I served on the ASCO-FDA-Friends of Cancer Research working group on performance status eligibility, and we published on this concept of risk in Clinical Cancer Research. Broadening eligibility criteria has the potential to increase the number of eligible patients and in turn shorten accrual time. This may also increase patient diversity and allow for results that are more broadly interpretable. Can a healthcare provider look at the trial participants and then look at the patient in front of them and be able to make a reasonable assessment based on the data in hand? The manuscript walks through some simulations on trial outcomes based on enrollment of patients with PS 2 and 3. It’s definitely worth a read!
ILCN: By eliminating the 3- to 5-year exclusion for prior malignancy, to what extent will protocol accrual be enhanced? What kind of language should be used instead? Would “no other invasive malignancy requiring ‘active therapy’” do the trick?
Dr. Singh: Another ASCO-FDA-Friends of Cancer Research working group addressed the issue of prior or concurrent malignancies and FDA published guidance on this topic to industry. I won’t get into the specifics of the wording, as we left that to the investigators who wrote the protocol, but the concept here is that patients with prior or concurrent malignancies whose natural history or treatment does not have the potential to interfere with the safety or efficacy assessment of the investigational drug should generally be eligible for enrollment in clinical trials.
ILCN: What incentives are there to eliminate excessive case report forms and ceaseless data queries? How much money and labor will this save?
Dr. Singh: For the FDA, the benefits are as I noted above, to broaden eligibility criteria, shorten accrual time, and increase patient diversity to achieve results that are more broadly representative. I can’t speak to economic impacts for investigators and their institutions.

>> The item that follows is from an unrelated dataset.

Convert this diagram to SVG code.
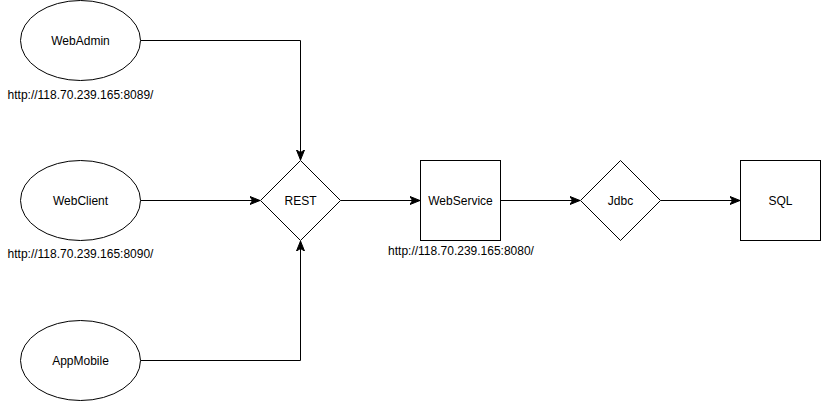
<svg xmlns="http://www.w3.org/2000/svg" width="821" height="401" viewBox="0 0 821 401">
<style>
.shape{fill:#ffffff;stroke:#000000;stroke-width:1}
.edge{fill:none;stroke:#000000;stroke-width:1}
text{font-family:"Liberation Sans",Arial,Helvetica,sans-serif;font-size:12px;fill:#000000}
.c{text-anchor:middle;dominant-baseline:central}
</style>
<defs>
<marker id="arr" viewBox="0 0 10 10" refX="10" refY="5" markerWidth="10" markerHeight="10" markerUnits="userSpaceOnUse" orient="auto">
<path d="M0,1 L10,5 L0,9 L2.5,5 Z" fill="#000000" stroke="#000000" stroke-width="1"/>
</marker>
</defs>
<rect width="821" height="401" fill="#ffffff"/>
<g id="connectors">
<path class="edge" d="M140.5,40.5 L300.5,40.5 L300.5,160" marker-end="url(#arr)"/>
<path class="edge" d="M140.5,200.5 L260,200.5" marker-end="url(#arr)"/>
<path class="edge" d="M140.5,360.5 L300.5,360.5 L300.5,241" marker-end="url(#arr)"/>
<path class="edge" d="M340.5,200.5 L420,200.5" marker-end="url(#arr)"/>
<path class="edge" d="M500.5,200.5 L580,200.5" marker-end="url(#arr)"/>
<path class="edge" d="M660.5,200.5 L740,200.5" marker-end="url(#arr)"/>
</g>
<g id="WebAdmin">
<ellipse class="shape" cx="80.5" cy="40.5" rx="60" ry="40"/>
<text class="c" x="80.5" y="40.5">WebAdmin</text>
</g>
<g id="WebAdminUrl">
<text class="c" x="80.5" y="94.5">http://118.70.239.165:8089/</text>
</g>
<g id="WebClient">
<ellipse class="shape" cx="80.5" cy="200.5" rx="60" ry="40"/>
<text class="c" x="80.5" y="200.5">WebClient</text>
</g>
<g id="WebClientUrl">
<text class="c" x="80.5" y="253.5">http://118.70.239.165:8090/</text>
</g>
<g id="AppMobile">
<ellipse class="shape" cx="80.5" cy="360.5" rx="60" ry="40"/>
<text class="c" x="80.5" y="360.5">AppMobile</text>
</g>
<g id="REST">
<polygon class="shape" points="300.5,160.5 340.5,200.5 300.5,240.5 260.5,200.5"/>
<text class="c" x="300.5" y="200.5">REST</text>
</g>
<g id="WebService">
<rect class="shape" x="420.5" y="160.5" width="80" height="80"/>
<text class="c" x="460.5" y="200.5">WebService</text>
</g>
<g id="WebServiceUrl">
<text class="c" x="461" y="250.5">http://118.70.239.165:8080/</text>
</g>
<g id="Jdbc">
<polygon class="shape" points="620.5,160.5 660.5,200.5 620.5,240.5 580.5,200.5"/>
<text class="c" x="620.5" y="200.5">Jdbc</text>
</g>
<g id="SQL">
<rect class="shape" x="740.5" y="160.5" width="80" height="80"/>
<text class="c" x="780.5" y="200.5">SQL</text>
</g>
</svg>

That’s something that the clinical trials groups, the NCI, and the institutions involved may want to study if more pragmatic trials are launched in the future.
ILCN: External third-party clinical research organizations (CROs) might have incentives to push back on pragmatic trials since they profit from data inquiries and external audits. Have these companies registered objections? Will pragmatic trials reduce their influence?
Dr. Singh: I have not publicly nor privately heard of any objections from external CROs, but I think it is important to remember that not every trial is suitable for a pragmatic approach. So most trials, particularly for the novel therapies, will require detailed data entry.
I have heard that there are technical challenges with streamlined data capture using data systems that are not streamlined. So, the technology we have in place for clinical trial data capture, packaging, and submission require a great deal of information to be entered to close out tasks, and bypassing this to fulfill our pragmatic dreams has proven difficult.
Every step along the way has been a learning experience for all the collaborators involved. We have the support of NCI, SWOG, our FDA Commissioner, investigators, industry, and most importantly we are keeping patients at the center of it all.